--- start of DATASET SECTION ---

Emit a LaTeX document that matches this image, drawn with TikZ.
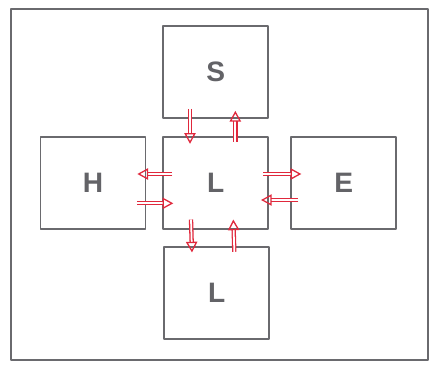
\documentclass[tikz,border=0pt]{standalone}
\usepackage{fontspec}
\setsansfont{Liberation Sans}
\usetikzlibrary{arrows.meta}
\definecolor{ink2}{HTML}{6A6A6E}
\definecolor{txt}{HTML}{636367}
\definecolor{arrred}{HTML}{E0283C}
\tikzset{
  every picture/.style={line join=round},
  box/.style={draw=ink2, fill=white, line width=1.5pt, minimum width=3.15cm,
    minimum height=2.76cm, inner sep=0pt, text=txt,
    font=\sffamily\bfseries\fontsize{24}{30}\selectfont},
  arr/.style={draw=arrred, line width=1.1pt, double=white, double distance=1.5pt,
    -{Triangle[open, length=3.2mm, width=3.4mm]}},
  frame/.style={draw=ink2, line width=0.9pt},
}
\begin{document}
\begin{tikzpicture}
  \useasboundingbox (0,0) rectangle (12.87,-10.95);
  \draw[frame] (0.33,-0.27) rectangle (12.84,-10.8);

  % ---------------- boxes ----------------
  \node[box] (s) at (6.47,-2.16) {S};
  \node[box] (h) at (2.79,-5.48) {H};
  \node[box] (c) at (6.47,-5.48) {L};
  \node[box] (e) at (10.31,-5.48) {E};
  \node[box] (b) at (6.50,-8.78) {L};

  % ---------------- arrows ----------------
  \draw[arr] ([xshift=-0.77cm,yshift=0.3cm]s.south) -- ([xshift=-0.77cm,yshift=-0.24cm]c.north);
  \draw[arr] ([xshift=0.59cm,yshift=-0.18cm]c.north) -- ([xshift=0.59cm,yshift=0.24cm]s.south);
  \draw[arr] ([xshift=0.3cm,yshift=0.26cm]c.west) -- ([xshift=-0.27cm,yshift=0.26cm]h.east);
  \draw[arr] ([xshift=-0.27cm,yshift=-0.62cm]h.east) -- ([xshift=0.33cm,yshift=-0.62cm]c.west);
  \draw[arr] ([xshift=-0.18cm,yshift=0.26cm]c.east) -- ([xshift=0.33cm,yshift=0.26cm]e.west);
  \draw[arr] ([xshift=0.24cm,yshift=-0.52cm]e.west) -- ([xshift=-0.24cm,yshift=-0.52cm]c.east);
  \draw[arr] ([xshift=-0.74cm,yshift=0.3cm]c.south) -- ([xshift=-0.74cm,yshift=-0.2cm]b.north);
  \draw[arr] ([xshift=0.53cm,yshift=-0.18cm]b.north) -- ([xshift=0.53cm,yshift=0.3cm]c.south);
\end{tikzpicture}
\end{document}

--- end of DATASET SECTION ---

▶ [PROMPT] All of the material above should be reproduced exactly, except the pictures.

▶ [THE RESPONSE]
Emit a LaTeX document that matches this image, drawn with TikZ.
\documentclass[tikz,border=0pt]{standalone}
\usepackage{fontspec}
\setsansfont{Liberation Sans}
\usetikzlibrary{arrows.meta}
\definecolor{ink2}{HTML}{6A6A6E}
\definecolor{txt}{HTML}{636367}
\definecolor{arrred}{HTML}{E0283C}
\tikzset{
  every picture/.style={line join=round},
  box/.style={draw=ink2, fill=white, line width=1.5pt, minimum width=3.15cm,
    minimum height=2.76cm, inner sep=0pt, text=txt,
    font=\sffamily\bfseries\fontsize{24}{30}\selectfont},
  arr/.style={draw=arrred, line width=1.1pt, double=white, double distance=1.5pt,
    -{Triangle[open, length=3.2mm, width=3.4mm]}},
  frame/.style={draw=ink2, line width=0.9pt},
}
\begin{document}
\begin{tikzpicture}
  \useasboundingbox (0,0) rectangle (12.87,-10.95);
  \draw[frame] (0.33,-0.27) rectangle (12.84,-10.8);

  % ---------------- boxes ----------------
  \node[box] (s) at (6.47,-2.16) {S};
  \node[box] (h) at (2.79,-5.48) {H};
  \node[box] (c) at (6.47,-5.48) {L};
  \node[box] (e) at (10.31,-5.48) {E};
  \node[box] (b) at (6.50,-8.78) {L};

  % ---------------- arrows ----------------
  \draw[arr] ([xshift=-0.77cm,yshift=0.3cm]s.south) -- ([xshift=-0.77cm,yshift=-0.24cm]c.north);
  \draw[arr] ([xshift=0.59cm,yshift=-0.18cm]c.north) -- ([xshift=0.59cm,yshift=0.24cm]s.south);
  \draw[arr] ([xshift=0.3cm,yshift=0.26cm]c.west) -- ([xshift=-0.27cm,yshift=0.26cm]h.east);
  \draw[arr] ([xshift=-0.27cm,yshift=-0.62cm]h.east) -- ([xshift=0.33cm,yshift=-0.62cm]c.west);
  \draw[arr] ([xshift=-0.18cm,yshift=0.26cm]c.east) -- ([xshift=0.33cm,yshift=0.26cm]e.west);
  \draw[arr] ([xshift=0.24cm,yshift=-0.52cm]e.west) -- ([xshift=-0.24cm,yshift=-0.52cm]c.east);
  \draw[arr] ([xshift=-0.74cm,yshift=0.3cm]c.south) -- ([xshift=-0.74cm,yshift=-0.2cm]b.north);
  \draw[arr] ([xshift=0.53cm,yshift=-0.18cm]b.north) -- ([xshift=0.53cm,yshift=0.3cm]c.south);
\end{tikzpicture}
\end{document}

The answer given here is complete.